The new proposal would be similar to the European Deterrence Initiative (EDI), which was created in 2014 to curb rising threats from Russia. Since then, the Pentagon has issued yearly budget justification books specifically for programs and capabilities related to ensuring European deterrence, which have allowed Congress “to track these efforts over time, assess their progress, and make adjustments when necessary,” Reed and Inhofe wrote.
“The Pacific Deterrence Initiative would serve the same purpose, allowing Congress and the Pentagon to view the defense budget through a regional warfighting lens while increasing the visibility of options to advance U.S. priorities in the Indo-Pacific,” they continued.
Armed services committee members in both chambers and other lawmakers on Capitol Hill have urged the Defense Department to ensure it is focusing attention on the Indo-Pacific region amid growing tensions with peer competitor China. House Armed Services Committee Chairman Adam Smith (D-Wash.) expressed support for an EDI-like effort for the Indo-Pacific region in an April media roundtable, while HASC Ranking Member Mac Thornberry (R-Texas) has introduced a bill that would earmark $6 billion in the FY ’21 budget for Indo-Pacific priorities.

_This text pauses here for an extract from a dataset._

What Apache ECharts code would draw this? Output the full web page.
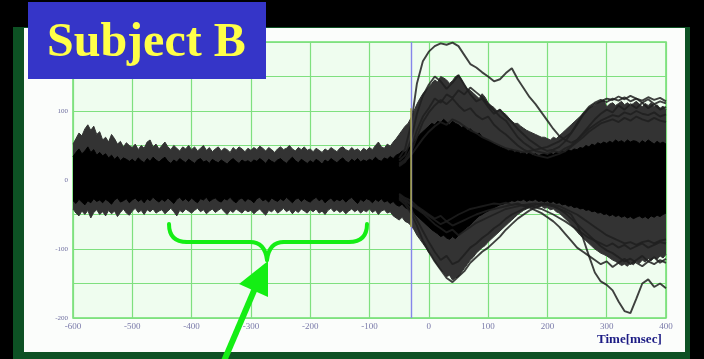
<!DOCTYPE html>
<html>
<head>
<meta charset="utf-8">
<script src="https://cdn.jsdelivr.net/npm/echarts/dist/echarts.min.js"></script>
<style>
  html, body { margin: 0; padding: 0; background: #000; }
  #chart { width: 704px; height: 359px; }
</style>
</head>
<body>
<div id="chart"></div>
<script>
// Averaged-trial EEG overlay, Subject B. Amplitudes in uV, time in msec.

// Envelope sampling grid (5 ms) for the dense trial band
const envStart = -600;
const envStep = 5;

// outer (grey) fringe of the trial band
const outerHi = [
  52, 60, 68, 64, 74, 80, 72, 78, 66, 70,
  58, 62, 55, 66, 60, 52, 56, 48, 54, 50,
  47, 52, 44, 50, 46, 55, 58, 48, 52, 45,
  50, 55, 48, 44, 50, 46, 42, 48, 45, 50,
  44, 48, 42, 46, 50, 43, 47, 41, 45, 48,
  42, 46, 44, 40, 47, 43, 48, 45, 41, 46,
  43, 47, 44, 49, 46, 42, 47, 44, 40, 45,
  48, 44, 46, 50, 45, 42, 47, 44, 48, 43,
  45, 41, 46, 43, 40, 45, 42, 47, 44, 41,
  46, 48, 44, 42, 47, 43, 45, 41, 46, 43,
  47, 44, 50, 55, 48, 46, 52, 49, 55, 60,
  66, 72, 78, 82,
  90, 100, 110, 118, 125, 130,
  135, 140, 145, 142, 150, 148, 145, 140, 144, 150,
  152, 146, 138, 132, 130, 126, 122, 118, 125, 120,
  112, 108, 105, 100, 102, 98, 95, 90, 85, 82,
  82, 78, 75, 72, 70, 68, 66, 64, 62, 62,
  60, 58, 62, 60, 64, 68, 72, 76, 80, 84,
  88, 92, 96, 100, 104, 106, 108, 112, 114, 116,
  106, 110, 112, 108, 111, 114, 109, 112, 108, 111,
  114, 110, 106, 111, 108, 112, 106, 109, 104, 107,
  102
];
const outerLo = [
  -42, -48, -52, -45, -50, -44, -55, -47, -43, -50,
  -46, -52, -44, -49, -45, -53, -47, -42, -48, -51,
  -45, -41, -47, -44, -50, -43, -46, -42, -48, -45,
  -43, -49, -45, -41, -46, -52, -44, -47, -42, -45,
  -48, -44, -41, -46, -43, -49, -45, -42, -47, -44,
  -41, -46, -50, -44, -47, -42, -45, -48, -43, -46,
  -44, -49, -45, -42, -47, -51, -44, -46, -42, -48,
  -45, -41, -46, -43, -49, -44, -47, -42, -45, -48,
  -43, -46, -42, -48, -45, -50, -44, -41, -46, -43,
  -47, -44, -49, -45, -42, -46, -43, -48, -44, -46,
  -42, -47, -44, -50, -45, -43, -48, -46, -52, -55,
  -58, -54, -60, -62,
  -66, -72, -80, -86, -92, -98,
  -105, -110, -118, -124, -130, -134, -140, -138, -145, -142,
  -140, -134, -128, -122, -116, -112, -106, -102, -98, -95,
  -90, -86, -82, -78, -74, -70, -66, -62, -58, -54,
  -50, -47, -44, -42, -40, -41, -39, -40, -38, -41,
  -40, -43, -42, -46, -48, -52, -56, -60, -65, -70,
  -75, -80, -84, -88, -92, -96, -100, -103, -106, -108,
  -110, -113, -116, -118, -121, -124, -122, -125, -120, -123,
  -118, -121, -116, -119, -114, -117, -112, -115, -110, -113,
  -108
];

// solid black core of the trial band
const coreHi = [
  34, 40, 45, 38, 42, 48, 40, 44, 36, 40,
  35, 38, 32, 36, 30, 34, 28, 32, 30, 27,
  30, 26, 32, 28, 25, 31, 27, 33, 29, 26,
  30, 33, 27, 24, 29, 26, 31, 28, 25, 30,
  27, 24, 29, 31, 26, 28, 24, 30, 27, 25,
  29, 26, 23, 28, 31, 27, 24, 29, 26, 28,
  25, 29, 27, 31, 28, 24, 30, 27, 25, 29,
  31, 27, 24, 29, 33, 28, 25, 30, 27, 24,
  28, 25, 30, 27, 23, 29, 26, 31, 28, 25,
  29, 32, 27, 25, 30, 27, 31, 26, 29, 27,
  30, 28, 33, 29, 27, 32, 30, 34, 31, 36,
  38, 42, 40, 45,
  50, 55, 60, 66, 70, 74,
  78, 82, 80, 85, 83, 88, 84, 80, 85, 82,
  80, 76, 78, 72, 74, 70, 66, 68, 62, 60,
  58, 55, 52, 50, 48, 46, 45, 42, 44, 40,
  42, 38, 40, 37, 39, 36, 38, 35, 37, 38,
  36, 39, 37, 40, 38, 42, 40, 44, 42, 45,
  44, 47, 46, 50, 48, 52, 50, 54, 52, 55,
  53, 56, 54, 58, 55, 57, 54, 58, 55, 57,
  56, 53, 57, 54, 58, 55, 52, 56, 53, 55,
  52
];
const coreLo = [
  -30, -34, -28, -32, -36, -30, -33, -27, -31, -29,
  -33, -28, -31, -35, -29, -26, -32, -30, -27, -33,
  -29, -26, -31, -28, -33, -27, -30, -25, -29, -32,
  -28, -31, -26, -30, -34, -28, -25, -30, -27, -31,
  -26, -30, -33, -27, -29, -25, -31, -28, -26, -30,
  -32, -27, -29, -25, -30, -33, -28, -26, -31, -27,
  -29, -33, -27, -25, -30, -28, -32, -26, -29, -31,
  -27, -30, -25, -29, -33, -28, -26, -31, -27, -30,
  -32, -28, -25, -30, -27, -33, -29, -26, -31, -28,
  -30, -27, -32, -28, -25, -30, -34, -28, -31, -27,
  -29, -33, -28, -31, -27, -32, -30, -34, -31, -36,
  -38, -35, -40, -42,
  -45, -48, -52, -56, -60, -64,
  -68, -72, -75, -78, -82, -80, -84, -86, -82, -85,
  -80, -76, -72, -68, -65, -60, -56, -52, -50, -47,
  -45, -42, -40, -38, -36, -35, -33, -32, -30, -31,
  -29, -30, -28, -31, -29, -30, -28, -31, -30, -32,
  -30, -33, -31, -34, -33, -36, -35, -38, -37, -40,
  -39, -42, -41, -44, -43, -46, -45, -48, -47, -50,
  -49, -52, -50, -53, -51, -54, -52, -55, -53, -56,
  -54, -52, -55, -53, -56, -52, -54, -51, -53, -50,
  -48
];

// Individual trials that leave the band after the stimulus (10 ms grid from -50)
const trialStart = -50;
const trialStep = 10;
const trialA = [32, 45, 80, 140, 172, 186, 194, 198, 196, 199, 194, 181, 168, 163, 156, 150, 143, 146, 155, 162, 146, 133, 120, 110, 98, 86, 74, 64, 58, 54, 58, 68, 78, 88, 96, 102, 98, 108, 102, 110, 104, 112, 104, 110, 102, 106];
const trialB = [28, 36, 58, 96, 122, 138, 150, 143, 132, 141, 152, 138, 124, 114, 118, 106, 96, 102, 92, 84, 74, 66, 58, 52, 46, 42, 44, 48, 56, 68, 82, 96, 106, 112, 116, 113, 118, 115, 120, 114, 118, 112, 117, 110, 114, 111];
const trialC = [24, 30, 45, 72, 92, 104, 118, 112, 124, 119, 130, 124, 134, 127, 120, 110, 101, 92, 86, 74, 62, 54, 48, 42, 40, 38, 42, 40, 46, 50, 58, 66, 74, 80, 86, 90, 94, 92, 98, 95, 100, 96, 94, 98, 92, 95];
const trialD = [20, 26, 40, 62, 84, 98, 108, 116, 110, 118, 108, 100, 104, 94, 88, 92, 80, 72, 66, 58, 50, 44, 40, 36, 34, 32, 35, 38, 42, 48, 55, 62, 70, 76, 82, 85, 88, 84, 90, 86, 92, 88, 85, 90, 86, 84];
const trialE = [-28, -35, -48, -66, -88, -104, -118, -130, -142, -148, -140, -132, -120, -112, -104, -98, -90, -82, -72, -64, -56, -50, -44, -40, -36, -34, -36, -38, -42, -46, -50, -56, -62, -68, -74, -80, -84, -88, -92, -90, -94, -90, -88, -92, -88, -86];
const trialF = [-26, -32, -42, -58, -74, -90, -104, -116, -110, -122, -118, -108, -98, -92, -84, -78, -70, -64, -56, -50, -46, -42, -38, -36, -34, -36, -38, -42, -48, -56, -64, -72, -80, -88, -96, -102, -106, -112, -118, -114, -120, -125, -118, -122, -116, -120];
const trialG = [-24, -30, -36, -42, -48, -56, -64, -70, -76, -72, -80, -74, -68, -62, -58, -54, -50, -46, -42, -40, -38, -36, -35, -34, -36, -35, -38, -42, -45, -50, -64, -84, -110, -134, -147, -152, -160, -176, -190, -193, -172, -150, -144, -155, -150, -157];
const trialH = [-22, -28, -34, -40, -46, -52, -58, -64, -60, -66, -62, -58, -54, -50, -47, -44, -42, -40, -38, -36, -35, -37, -40, -44, -48, -54, -60, -68, -78, -88, -98, -104, -110, -116, -122, -118, -126, -120, -114, -122, -116, -110, -118, -112, -120, -114];
const trialI = [22, 28, 36, 48, 60, 70, 78, 84, 80, 88, 84, 78, 72, 68, 62, 58, 54, 50, 46, 44, 42, 40, 42, 44, 46, 48, 52, 56, 62, 68, 80, 94, 104, 110, 114, 118, 116, 121, 117, 122, 118, 115, 120, 116, 119, 114];
const trialJ = [-20, -26, -30, -38, -44, -50, -56, -52, -60, -55, -50, -46, -42, -40, -38, -36, -34, -35, -33, -36, -34, -38, -36, -40, -42, -46, -50, -55, -60, -66, -72, -78, -84, -88, -92, -96, -92, -98, -94, -100, -96, -92, -98, -94, -90, -92];
const trials = [trialA, trialB, trialC, trialD, trialE, trialF, trialG, trialH, trialI, trialJ];

// Axis ticks and stimulus marker
const xTicks = [-600, -500, -400, -300, -200, -100, 0, 100, 200, 300, 400];
const yLabelled = [100, 0, -100, -200];
const stimulusTime = -30;
const stimulusMarkTop = 104;
const stimulusMarkBottom = -68;

const toPairs = (vals, start, step) => vals.map((v, i) => [start + i * step, v]);

function bandSeries(vals, color) {
  return {
    type: 'line',
    data: toPairs(vals, envStart, envStep),
    symbol: 'none',
    silent: true,
    lineStyle: { color: color, width: 1 },
    areaStyle: { color: color, opacity: 1 },
    z: 2
  };
}

const series = [
  bandSeries(outerHi, '#333333'),
  bandSeries(outerLo, '#333333'),
  bandSeries(coreHi, '#000000'),
  bandSeries(coreLo, '#000000')
];
trials.forEach(t => {
  series.push({
    type: 'line',
    data: toPairs(t, trialStart, trialStep),
    symbol: 'none',
    silent: true,
    lineStyle: { color: 'rgba(30,30,30,0.85)', width: 1.9 },
    z: 3
  });
});
series[series.length - 1].markLine = {
  silent: true,
  symbol: 'none',
  animation: false,
  label: { show: false },
  data: [
    { xAxis: stimulusTime, lineStyle: { color: '#8686ea', width: 1.4, type: 'solid' } },
    [
      { coord: [stimulusTime, stimulusMarkTop], lineStyle: { color: '#a3a040', width: 1.5, type: 'solid' } },
      { coord: [stimulusTime, stimulusMarkBottom] }
    ]
  ]
};

const green = '#14ee14';
const braceStyle = { fill: 'none', stroke: green, lineWidth: 4, lineCap: 'round', lineJoin: 'round' };

const chart = echarts.init(document.getElementById('chart'), null, { renderer: 'canvas' });
chart.setOption({
  backgroundColor: '#000',
  animation: false,
  grid: {
    left: 73, right: 38, top: 42, bottom: 41,
    show: true,
    backgroundColor: '#effdef',
    borderColor: '#6ee06e',
    borderWidth: 1.5
  },
  xAxis: {
    type: 'value',
    min: -600, max: 400, interval: 100,
    axisLine: { show: false },
    axisTick: { show: false },
    splitLine: { show: true, lineStyle: { color: '#7fe07f', width: 1.2 } },
    axisLabel: {
      margin: 4,
      color: '#7a7aaa',
      fontSize: 9,
      fontFamily: 'Liberation Serif',
      formatter: v => xTicks.includes(v) ? String(v) : ''
    }
  },
  yAxis: {
    type: 'value',
    min: -200, max: 200, interval: 50,
    axisLine: { show: false },
    axisTick: { show: false },
    splitLine: { show: true, lineStyle: { color: '#7fe07f', width: 1.2 } },
    axisLabel: {
      margin: 5,
      color: '#6f6fa0',
      fontSize: 7,
      fontFamily: 'Liberation Serif',
      formatter: v => yLabelled.includes(v) ? String(v) : ''
    }
  },
  graphic: [
    // panel frame and white card behind the plot
    { type: 'rect', z: -20, shape: { x: 13, y: 27, width: 677, height: 336 }, style: { fill: '#0d5124' } },
    { type: 'rect', z: -19, shape: { x: 24, y: 28, width: 661, height: 324 }, style: { fill: '#fbfdfb' } },
    // axis title
    { type: 'text', z: 50, x: 597, y: 340, style: { text: 'Time[msec]', font: 'bold 13px "Liberation Serif"', fill: '#1c1c84', verticalAlign: 'middle' } },
    // title plate
    { type: 'rect', z: 60, shape: { x: 28, y: 2, width: 238, height: 77 }, style: { fill: '#3535c8' } },
    { type: 'text', z: 61, x: 47, y: 44, style: { text: 'Subject B', font: 'bold 48px "Liberation Serif"', fill: '#ffff48', verticalAlign: 'middle' } },
    // brace marking the baseline window
    { type: 'bezierCurve', z: 62, shape: { x1: 169, y1: 224, cpx1: 169, cpy1: 242, x2: 187, y2: 242 }, style: braceStyle },
    { type: 'line', z: 62, shape: { x1: 187, y1: 242, x2: 250, y2: 242 }, style: braceStyle },
    { type: 'bezierCurve', z: 62, shape: { x1: 250, y1: 242, cpx1: 265, cpy1: 242, x2: 267, y2: 260 }, style: braceStyle },
    { type: 'bezierCurve', z: 62, shape: { x1: 267, y1: 260, cpx1: 269, cpy1: 242, x2: 284, y2: 242 }, style: braceStyle },
    { type: 'line', z: 62, shape: { x1: 284, y1: 242, x2: 349, y2: 242 }, style: braceStyle },
    { type: 'bezierCurve', z: 62, shape: { x1: 349, y1: 242, cpx1: 367, cpy1: 242, x2: 367, y2: 224 }, style: braceStyle },
    // arrow pointing at the brace
    { type: 'line', z: 62, shape: { x1: 221, y1: 368, x2: 256, y2: 286 }, style: { stroke: green, lineWidth: 6 } },
    { type: 'polygon', z: 63, shape: { points: [[268, 261], [239, 284], [268, 297]] }, style: { fill: green } }
  ],
  series: series
});
</script>
</body>
</html>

Inhofe and Reed said in the op-ed that the Pacific Deterrence Initiative would focus resources on “key capability gaps” in the region, noting that the current budget process has been “heavily tilted” toward modernization and readiness efforts. The lawmakers cited investments in theater missile defense, expeditionary airfield and port infrastructure, and fuel and munitions storage will be among the priority areas for the new initiative.
Specifically highlighting the threat from China, the SASC leaders also mentioned new land-based, long-range strike capabilities and more resilient logistics chains as other areas of focus. “A well-distributed posture will complicate Chinese targeting of U.S. forces and infrastructure, they wrote. “The Pacific Deterrence Initiative will focus resources on these efforts and others with the aim of injecting uncertainty and risk into Beijing’s calculus, leaving just one conclusion: ‘Not today. You, militarily, cannot win it, so don’t even try it.’”
The lawmakers also hope the new effort will help the U.S. government shift from focusing on specific platforms and technologies toward “the specific missions its warfighters may be called upon to perform.”